Last night I was the closer while Oodgie went to a late appointment. I took over with a strong lead; Cheeky had been perky and chattering all day, and was pulling the driver out of her toy truck like a monster snatching it's prey. Oodgie rushed out, leaving me with only one major activity before bedtime: the tub.
Cheeky's tub skills have radically improved in the last few weeks. She used to treat the water like lava, clutching and tugging my shirt screaming "IT BURNS! IT BURNS!" (at least that's what I heard in my head) but now we can't get her out. She splashes, drowns plastic farm animals, and sucks the urine-juice out of the washcloth forever. Piece of cake for a solo parent, right?
We'd been in there a while, and it looked like she was ready to get out of the tub. It seemed a reasonable assumption, what with her leg on the tub rim and her audible grunts to pull herself out. I gave her my hand, and helped her over the edge.
Before I go on, I should mention that Cheeky has been channeling lately. At inopportune moments, her eyes roll back in her head and the Tasmanian Devil starts speaking in tongues through her. These episodes will last a few minutes, and can usually be arrested by the proper application of Big Bird. She then instantly reverts to a placid, peace-loving creature.

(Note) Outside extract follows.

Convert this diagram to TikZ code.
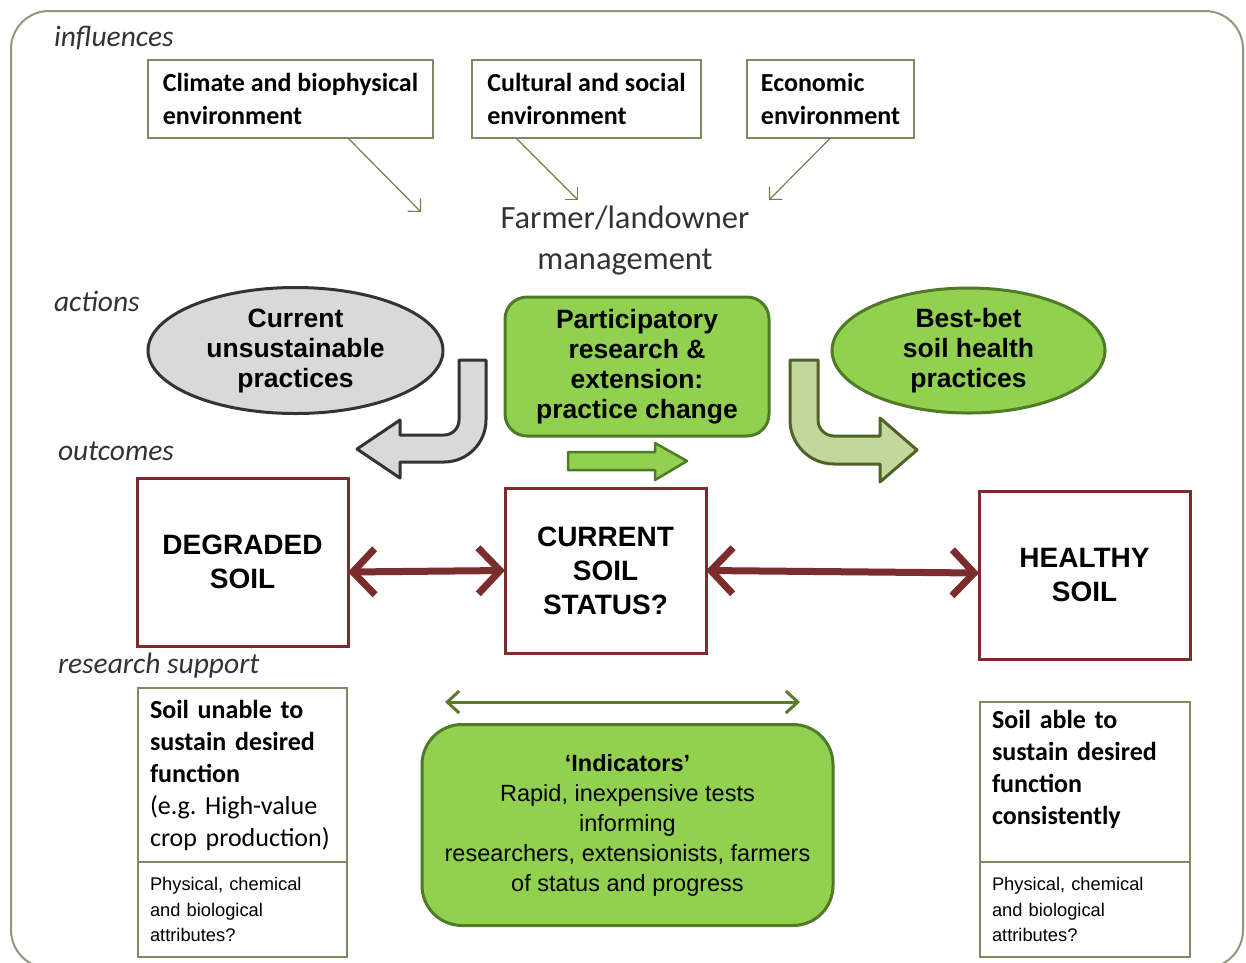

At the moment her wet little feet hit the bathroom rug last night, the demonic possession began anew. Refusing to acknowledge the supernatural nature of the attack, I assumed she actually wanted back in the tub. WRONG! OK, so let's get out of the tub. WRONG! No problem...I still outweigh her, and since she looked clean to me I wrapped her wailing body in a towel and stepped out of the bathroom.
Suddenly her catecholamine level blew off the chart. She started to vibrate down to her molecules, and the volume and pitch of her screams began to mimic shuttle launches. Within moments she, her towel, and I were covered in half-digested lasagna.
I stood there holding my yelling, pasta-covered child in sheer awe at how rapidly the situation had deteriorated. I have no idea what it would take for me to get so upset I'd blow chunks (perhaps this?) so you can bet I couldn't guess what was doing this to her. I was more impressed with the speed and intensity of the event more than anything else.
I figured she was probably empty by now, so I walked back into the bathroom (where the tub was still full) and dunked her back in like I'd hit the bulls-eye at the carnival. A couple furious scrubs and the chunks of meet and sauce were off. I carried the twisting, dripping beast into the bedroom, yanked PJs over her head, and plotted my next move.
That, my friends, is why it's important to have parental first-aid kit on hand.